Setting 32nd bit for Java long type yields -1

Question

I am using Java's primitive long data type to store a flag. long has 8 bytes so 64 bit with high order bit representing the sign bit so we have 63 usable bit as a flag. Everything works until I turn on 32nd bit yields -1. Why is this happening?

Edit: Basically I am trying to flag the availability in an hour for first 60 bit (1 bit representing a minutes in an hour) on long data type. Let's assume start time is 0:0:00. Everything works if the end time is up to 0:30:00 but fails with 0:31:00 up to 60 minutes, meaning when I attempt to (value & (1 << 31)) for some value initialized to 0 this will not return 2^31 rather it returns -1.

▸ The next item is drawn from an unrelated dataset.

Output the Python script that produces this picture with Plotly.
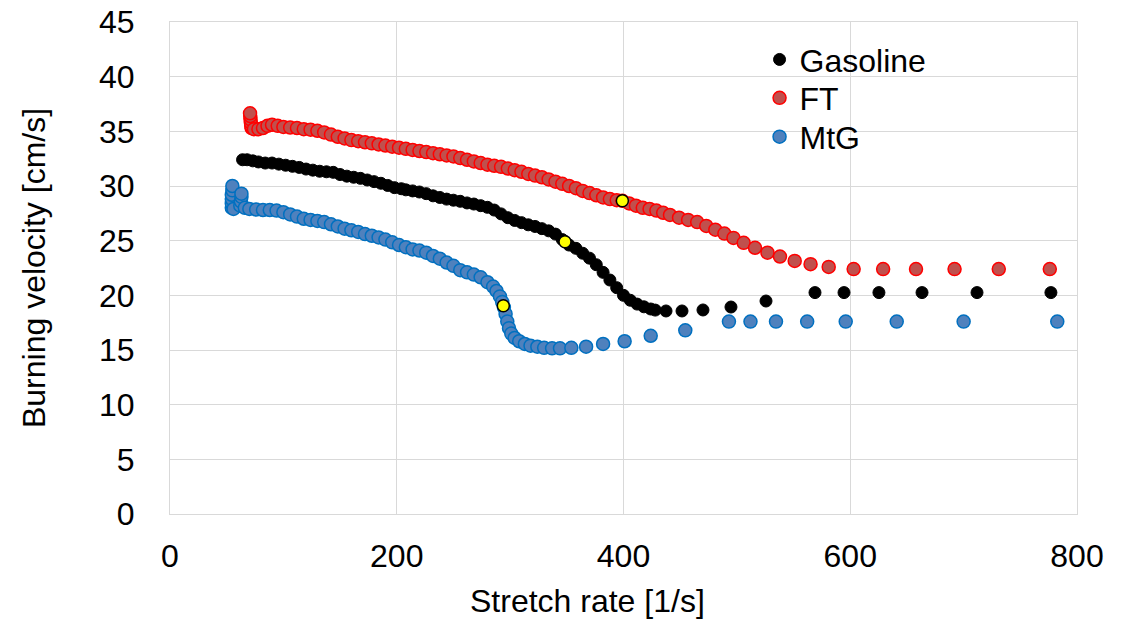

Edit: Declaring a mask as 1L rather than 1 solved the problem.

Answer 1

I think this is your bug:

(1 << mIndex)

That is performing a shift on a 1 which is an int. If you perform a shift on an int, the result will be an int, even if the 2nd operand is greater than 32.

Try this instead:

(1L << mIndex)

Answer 2

Agreed with Lawrence Kesteloot, but if you still have no luck this may be a bug in your JVM implementation. You may also have better luck using the java.util.BitSet class.

Answer 3

You should paste your code, but my guess is that you've got an "int" somewhere in your math, and that's getting turned into -1 before it gets cast to a long.